The students spent the fourth day in the small town of Iznik about two hours’ drive southeast of Istanbul. Situated on Lake Iznik, the town became the capital of the Byzantine Empire after the Venetians sacked and occupied Constantinople in 1204. For the next 57 years, the ruling Byzantine dynasty operated out of ancient Nicaea (Iznik). But even before that, Nicaea hosted the first Ecumenical Church Council in 325. Upon arrival, Dr. Fedyashin toof the students through the Iznik Archaeological Museum and told them about the evolution and importance of the Nicene Creed, the Christian profession of faith, and how the church became increasingly restrictive towards the semantic openness and nuances of the ancient Greek language in articulating the basic principles of Christianity. The group then proceeded to the 2nd-century Roman theater of Iznik to talk about the evolution of entertainment and public performance from the pagan to the Christian era. They then had lunch on the shore of Lake Iznik in front of where the old Church of St. Neophyte stood where the first Council of Nicaea took place under Emperor Constantine the First. Only the foundations of the building remain and they are under water. After lunch, Dr. Fedyashin ushered the group through the Hagia Sophia Church, where the Seventh and final Ecumenical Council took place in 787. The group then went shopping for the famous Iznik tiles. The group thus visited the sites of six ecumenical councils on this trip: Nicaea (Iznik), Constantinople (Istanbul), and Chalcedon (Kadikoy). Only one site remained unexplored—Ephesus. 

The fifth day began with a tour of the Tekfur Museum, which was part of the Blachernae Palace that stood on the Golden Hord end of the Theodosian Wall, which marked Constantinople’s last line of defense in 1453, when the Ottoman army attacked the Byzantine capital. Dr.
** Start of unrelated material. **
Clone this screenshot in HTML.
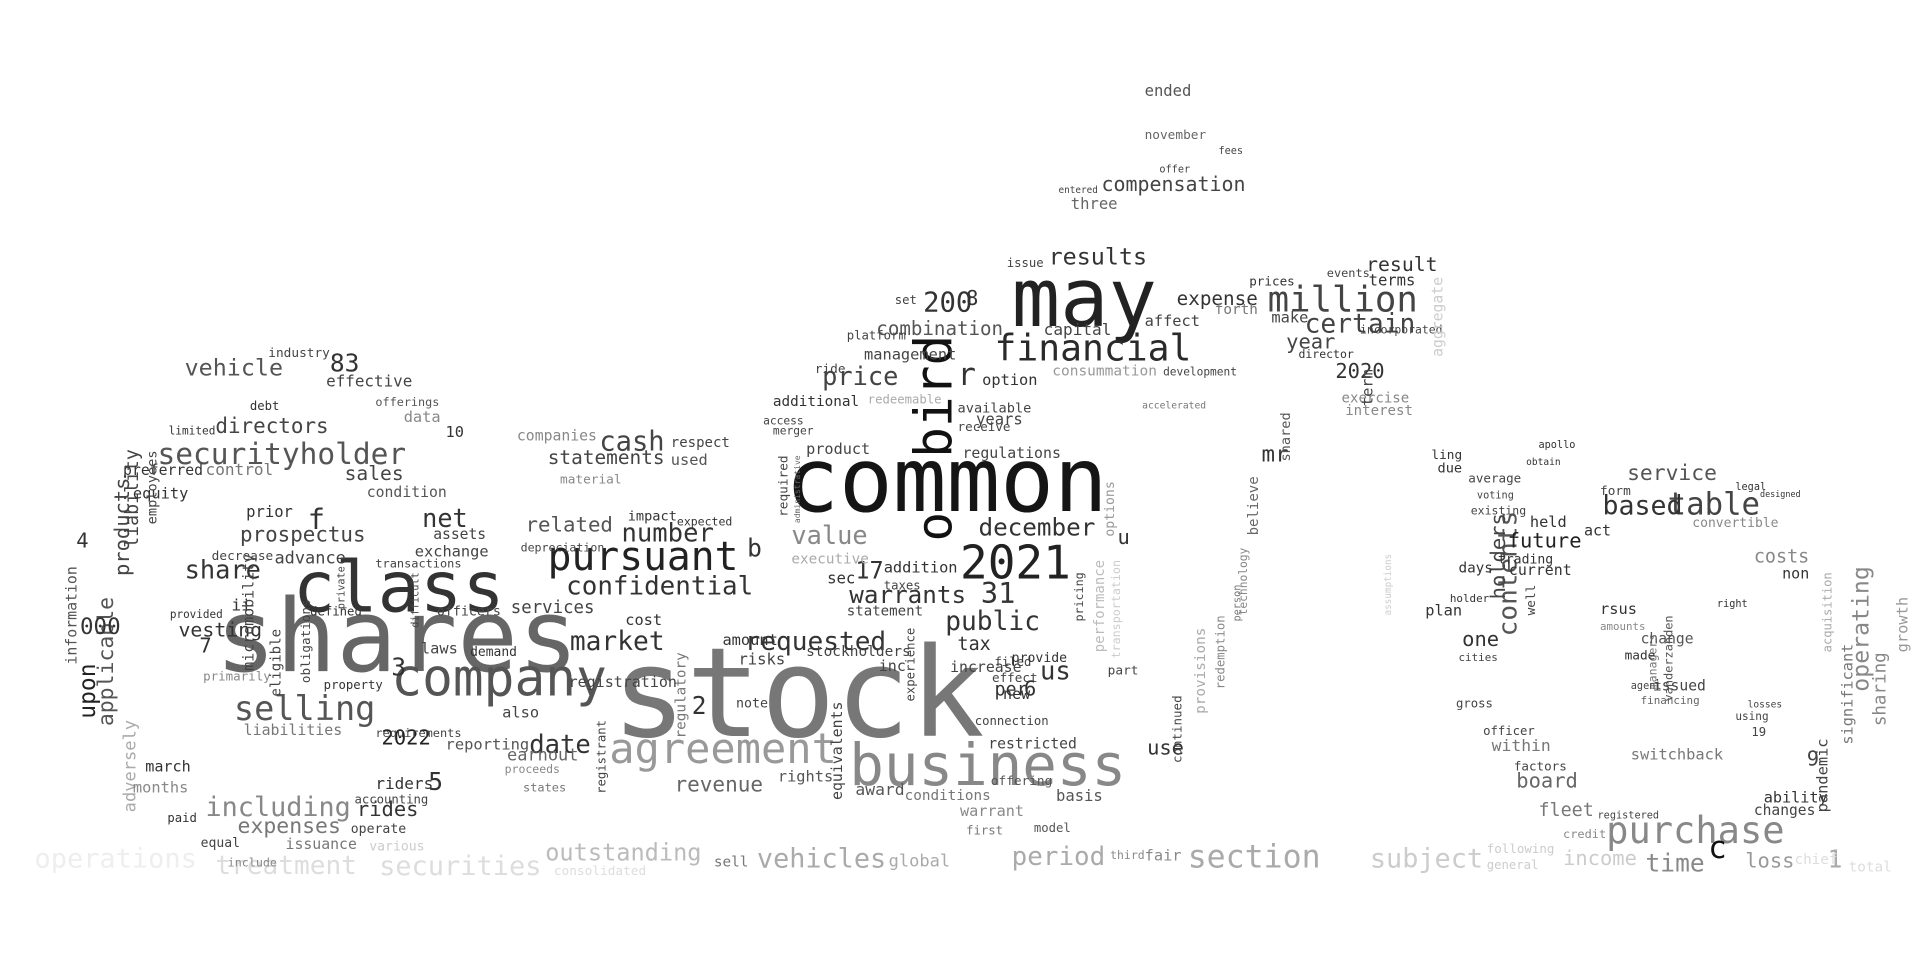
<!DOCTYPE html>
<html><head><meta charset="utf-8"><title>Word cloud</title>
<style>
html,body{margin:0;padding:0;background:#fff;}
svg{display:block;}
text{font-family:"DejaVu Sans Mono","Liberation Mono",monospace;}
</style></head>
<body>
<svg id="cloud" width="1920" height="960" viewBox="0 0 1560 780" xmlns="http://www.w3.org/2000/svg">
<rect width="1560" height="780" fill="#fff"/>
</svg>
<script>
// [text, x, baselineY, width, color, rotated]
const words = [
["stock",497,598,303,"#777",0],
["shares",175,545,295,"#666",0],
["class",238,497,172,"#333",0],
["common",638,415,262,"#151515",0],
["may",822,265,118,"#222",0],
["business",690,638,225,"#888",0],
["company",318,565,175,"#555",0],
["agreement",495,620,185,"#999",0],
["pursuant",445,463,155,"#222",0],
["financial",808,293,160,"#2a2a2a",0],
["2021",780,470,90,"#222",0],
["million",1030,253,122,"#444",0],
["bird",773,372,100,"#111",1],
["o",773,440,24,"#111",1],
["purchase",1305,685,145,"#888",0],
["table",1355,418,75,"#444",0],
["securityholder",128,377,202,"#555",0],
["selling",190,585,115,"#555",0],
["including",167,663,118,"#888",0],
["confidential",460,483,152,"#333",0],
["requested",605,528,115,"#333",0],
["section",965,705,108,"#aaa",0],
["operations",28,705,132,"#eee",0],
["treatment",175,710,115,"#ddd",0],
["securities",308,711,132,"#ddd",0],
["outstanding",443,699,127,"#bbb",0],
["vehicles",615,705,105,"#aaa",0],
["period",822,703,76,"#aaa",0],
["subject",1113,705,92,"#ccc",0],
["income",1270,703,60,"#ccc",0],
["time",1337,708,48,"#888",0],
["loss",1418,705,40,"#999",0],
["1",1485,705,12,"#aaa",0],
["c",1388,697,15,"#111",0],
["warrants",690,490,95,"#333",0],
["public",768,512,77,"#333",0],
["market",463,528,77,"#333",0],
["date",430,612,50,"#333",0],
["share",150,470,62,"#333",0],
["vesting",145,517,68,"#333",0],
["prospectus",195,440,102,"#444",0],
["directors",175,352,92,"#444",0],
["vehicle",150,305,80,"#555",0],
["net",343,428,37,"#333",0],
["83",268,302,24,"#333",0],
["f",250,430,14,"#333",0],
["cash",487,366,53,"#444",0],
["statements",445,377,95,"#444",0],
["results",852,215,80,"#333",0],
["compensation",895,155,117,"#444",0],
["certain",1060,270,90,"#444",0],
["based",1302,418,65,"#333",0],
["contents",1232,517,102,"#555",1],
["operating",1518,562,102,"#888",1],
["sharing",1532,590,60,"#888",1],
["growth",1550,530,45,"#999",1],
["significant",1505,605,82,"#777",1],
["holders",1223,487,70,"#444",1],
["board",1232,640,50,"#666",0],
["fleet",1250,663,45,"#777",0],
["switchback",1325,617,75,"#777",0],
["service",1322,390,73,"#555",0],
["price",668,313,62,"#444",0],
["200",750,253,40,"#333",0],
["number",505,440,75,"#333",0],
["related",427,432,71,"#555",0],
["services",415,498,68,"#444",0],
["revenue",548,643,72,"#666",0],
["december",795,435,95,"#333",0],
["value",643,442,62,"#888",0],
["expenses",193,677,84,"#777",0],
["year",1045,283,40,"#444",0],
["17",695,470,23,"#333",0],
["31",797,490,28,"#333",0],
["products",105,468,80,"#444",1],
["applicable",92,590,105,"#555",1],
["information",62,540,80,"#555",1],
["liability",112,445,80,"#444",1],
["upon",77,584,45,"#222",1],
["adversely",110,660,75,"#aaa",1],
["000",65,515,33,"#333",0],
["4",62,445,10,"#333",0],
["future",1225,445,60,"#222",0],
["expense",956,248,66,"#333",0],
["combination",712,272,103,"#555",0],
["ability",1433,652,52,"#333",0],
["rides",290,663,50,"#333",0],
["2022",310,605,40,"#222",0],
["earnout",412,618,58,"#666",0],
["tax",778,528,27,"#333",0],
["us",845,552,25,"#333",0],
["per",808,565,27,"#333",0],
["costs",1425,457,45,"#888",0],
["restricted",803,608,72,"#444",0],
["use",932,613,30,"#333",0],
["mr",1025,375,22,"#333",0],
["2020",1085,307,40,"#333",0],
["result",1110,220,58,"#333",0],
["ended",930,78,38,"#555",0],
["november",930,113,50,"#666",0],
["three",870,170,38,"#666",0],
["affect",930,265,45,"#444",0],
["capital",848,272,55,"#444",0],
["management",702,292,75,"#444",0],
["additional",628,330,70,"#333",0],
["option",798,313,45,"#333",0],
["regulations",782,372,80,"#444",0],
["product",655,369,52,"#444",0],
["redeemable",705,328,60,"#aaa",0],
["executive",643,458,63,"#aaa",0],
["addition",718,465,60,"#333",0],
["statement",688,500,62,"#444",0],
["stockholders",655,533,85,"#444",0],
["registration",462,558,88,"#444",0],
["cost",508,508,30,"#333",0],
["amount",587,524,45,"#333",0],
["risks",600,540,38,"#444",0],
["note",598,575,26,"#444",0],
["rights",632,635,45,"#555",0],
["award",695,646,40,"#555",0],
["conditions",735,650,70,"#777",0],
["warrant",780,663,52,"#888",0],
["basis",858,651,38,"#555",0],
["model",840,676,30,"#555",0],
["offering",805,638,50,"#555",0],
["connection",792,589,60,"#444",0],
["new",815,568,22,"#333",0],
["increase",772,546,58,"#444",0],
["effect",806,554,37,"#444",0],
["filed",808,541,30,"#444",0],
["inc",714,545,22,"#444",0],
["sec",672,474,23,"#333",0],
["taxes",718,479,30,"#444",0],
["riders",305,641,47,"#333",0],
["accounting",288,653,60,"#444",0],
["march",118,627,37,"#333",0],
["months",108,644,45,"#888",0],
["liabilities",198,597,80,"#777",0],
["reporting",362,609,68,"#555",0],
["laws",342,531,30,"#444",0],
["effective",265,314,70,"#444",0],
["industry",218,290,50,"#444",0],
["offerings",305,330,52,"#555",0],
["data",328,343,30,"#888",0],
["debt",203,333,24,"#333",0],
["limited",137,353,38,"#333",0],
["preferred",100,386,65,"#333",0],
["control",167,386,55,"#777",0],
["sales",280,390,48,"#444",0],
["condition",298,404,65,"#555",0],
["equity",108,405,45,"#333",0],
["prior",200,420,38,"#333",0],
["advance",223,458,58,"#444",0],
["exchange",337,452,60,"#444",0],
["assets",352,438,43,"#444",0],
["transactions",305,461,70,"#444",0],
["decrease",172,455,50,"#444",0],
["provided",138,502,43,"#333",0],
["defined",252,500,42,"#333",0],
["officers",355,500,52,"#444",0],
["primarily",165,553,55,"#888",0],
["requirements",305,599,70,"#444",0],
["also",408,583,30,"#444",0],
["property",263,560,48,"#333",0],
["demand",382,533,38,"#333",0],
["companies",420,358,65,"#888",0],
["material",455,393,50,"#888",0],
["respect",545,363,48,"#444",0],
["used",545,378,30,"#555",0],
["impact",510,423,40,"#333",0],
["expected",550,427,45,"#333",0],
["depreciation",423,448,68,"#444",0],
["issuance",232,690,58,"#777",0],
["include",185,704,40,"#888",0],
["operate",285,677,45,"#444",0],
["paid",136,668,24,"#333",0],
["equal",163,688,32,"#444",0],
["proceeds",410,628,45,"#888",0],
["states",425,643,35,"#777",0],
["within",1212,610,48,"#777",0],
["factors",1230,626,43,"#444",0],
["one",1188,525,30,"#333",0],
["plan",1158,500,30,"#333",0],
["current",1226,467,51,"#333",0],
["trading",1217,458,45,"#333",0],
["held",1243,428,30,"#333",0],
["existing",1195,418,45,"#444",0],
["average",1193,392,43,"#444",0],
["voting",1200,405,30,"#444",0],
["act",1287,435,22,"#333",0],
["convertible",1375,428,70,"#888",0],
["non",1448,470,22,"#333",0],
["change",1333,523,43,"#555",0],
["rsus",1300,499,30,"#333",0],
["issued",1343,561,43,"#444",0],
["financing",1333,572,48,"#666",0],
["changes",1425,662,50,"#444",0],
["registered",1298,665,50,"#444",0],
["credit",1270,681,35,"#888",0],
["exercise",1090,327,55,"#888",0],
["interest",1093,337,55,"#888",0],
["director",1055,291,45,"#333",0],
["terms",1112,232,38,"#333",0],
["prices",1015,232,37,"#333",0],
["events",1078,225,35,"#444",0],
["make",1033,262,30,"#444",0],
["forth",987,255,35,"#777",0],
["incorporated",1105,271,67,"#444",0],
["accelerated",928,332,52,"#777",0],
["development",945,305,60,"#444",0],
["consummation",855,305,85,"#999",0],
["platform",688,276,48,"#444",0],
["ride",662,303,25,"#444",0],
["access",620,345,33,"#444",0],
["merger",628,353,33,"#444",0],
["available",778,335,60,"#444",0],
["receive",778,350,43,"#444",0],
["years",793,345,38,"#444",0],
["set",727,247,18,"#444",0],
["issue",818,217,30,"#444",0],
["fees",990,125,20,"#444",0],
["offer",942,140,25,"#444",0],
["entered",860,157,32,"#444",0],
["9",1468,622,10,"#444",0],
["19",1423,598,12,"#444",0],
["2",562,580,12,"#333",0],
["3",318,549,12,"#333",0],
["5",348,642,12,"#333",0],
["7",162,530,10,"#333",0],
["10",362,355,15,"#333",0],
["8",785,248,10,"#333",0],
["6",832,565,10,"#333",0],
["r",778,313,15,"#333",0],
["b",607,452,12,"#333",0],
["u",908,442,10,"#333",0],
["ii",188,496,16,"#333",0],
["pandemic",1485,660,60,"#444",1],
["acquisition",1488,530,65,"#aaa",1],
["provisions",979,580,70,"#aaa",1],
["redemption",995,560,60,"#888",1],
["believe",1022,435,48,"#666",1],
["shared",1048,375,40,"#555",1],
["person",1008,505,30,"#777",1],
["technology",1013,500,55,"#888",1],
["managers",1346,560,45,"#777",1],
["vanderzanden",1359,570,70,"#555",1],
["regulatory",557,600,70,"#777",1],
["registrant",492,645,60,"#444",1],
["micromobility",206,545,95,"#444",1],
["eligible",228,566,55,"#444",1],
["obligations",252,555,68,"#444",1],
["performance",897,530,75,"#bbb",1],
["transportation",910,535,80,"#ccc",1],
["options",905,436,45,"#999",1],
["required",640,420,50,"#444",1],
["administrative",650,425,55,"#666",1],
["equivalents",684,650,80,"#444",1],
["experience",743,570,60,"#444",1],
["continued",960,620,55,"#444",1],
["term",1115,330,30,"#444",1],
["well",1247,500,25,"#444",1],
["private",280,495,35,"#444",1],
["difficult",340,510,45,"#444",1],
["employees",127,426,60,"#444",1],
["first",785,678,30,"#777",0],
["sell",580,704,28,"#777",0],
["global",722,704,50,"#aaa",0],
["fair",930,699,30,"#888",0],
["third",902,698,28,"#888",0],
["following",1208,693,55,"#ccc",0],
["general",1208,706,42,"#ccc",0],
["chief",1458,702,35,"#ddd",0],
["total",1502,708,35,"#ddd",0],
["consolidated",450,711,75,"#ddd",0],
["various",300,691,45,"#ccc",0],
["provide",822,538,45,"#333",0],
["part",900,548,25,"#444",0],
["pricing",880,505,40,"#444",1],
["days",1185,465,28,"#333",0],
["cities",1185,537,32,"#444",0],
["officer",1205,597,42,"#444",0],
["gross",1183,575,30,"#444",0],
["holder",1178,489,32,"#333",0],
["legal",1410,398,25,"#333",0],
["form",1300,402,25,"#444",0],
["using",1410,585,27,"#444",0],
["ling",1163,373,25,"#333",0],
["due",1168,384,20,"#333",0],
["apollo",1250,364,30,"#333",0],
["obtain",1240,378,28,"#333",0],
["made",1320,536,25,"#333",0],
["agent",1325,560,25,"#444",0],
["amounts",1300,512,37,"#888",0],
["right",1395,493,25,"#333",0],
["losses",1420,575,28,"#444",0],
["designed",1430,404,33,"#333",0],
["assumptions",1130,500,50,"#ccc",1],
["aggregate",1172,290,65,"#ccc",1]
];
const svg = document.getElementById('cloud');
const NS = "http://www.w3.org/2000/svg";
for (const w of words) {
  const [txt, x, y, wid, col, rot] = w;
  const fs = wid / (txt.length * 0.6);
  const t = document.createElementNS(NS, 'text');
  t.setAttribute('x', x);
  t.setAttribute('y', y);
  t.setAttribute('font-size', fs.toFixed(1));
  t.setAttribute('fill', col);
  t.setAttribute('textLength', wid);
  t.setAttribute('lengthAdjust', 'spacingAndGlyphs');
  if (rot) t.setAttribute('transform', 'rotate(-90 ' + x + ' ' + y + ')');
  t.textContent = txt;
  
  
  svg.appendChild(t);
}
</script>
</body></html>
Fedyashin gave the students a tour of the site where the last Byzantine Emperor Constantine XI took leave of his family and imperial court to join the capital’s defensive forces. Restored and reopened in 2017, the Tekfur Palace offers spectacular views from its rooftops to the extent of the city as it was in the fifteenth century. The group walked along the remaining section of the wall with a stop to see one of the best monuments of Byzantine architecture, the Chora Church. Recently reopened, the Chora Church is also the functioning Kariye Mosque. The Turkish government has made it accessible to the public, however. And people interested in 14th-century Byzantine frescoes and mosaics will find a rare treasure here. Preserved by the Ottomans because they plastered over the original decorations, the art in Chora is stunning. Off the beaten tourist track, it is a visual record of late Byzantine interpretations of three Christian stories. The frescoes depict Judgment Day. The two sets of extensive mosaics depict the lives of the Virgin Mary and Christ. After lunch, the group continued their three-hour walk back to the historic district. It passed under the Valentinian Aqueduct, a marvel of Byzantine engineering, and visited Shekhzade and Suleimaniye mosques designed by the renowned Ottoman architect Mimar Sinan. It finished the tour by visiting Sinan’s tomb. 

Since the students’ flight did not leave until late afternoon of the sixth day, Dr. Fedyashin took the group on an extensive morning tour of Dolmabahçe Palace, the European-style residence of the last Ottoman sultans, and the site where Kemal Atatürk died in November of 1938. After that, the group made its way to the airport for their long journey back to Washington, DC.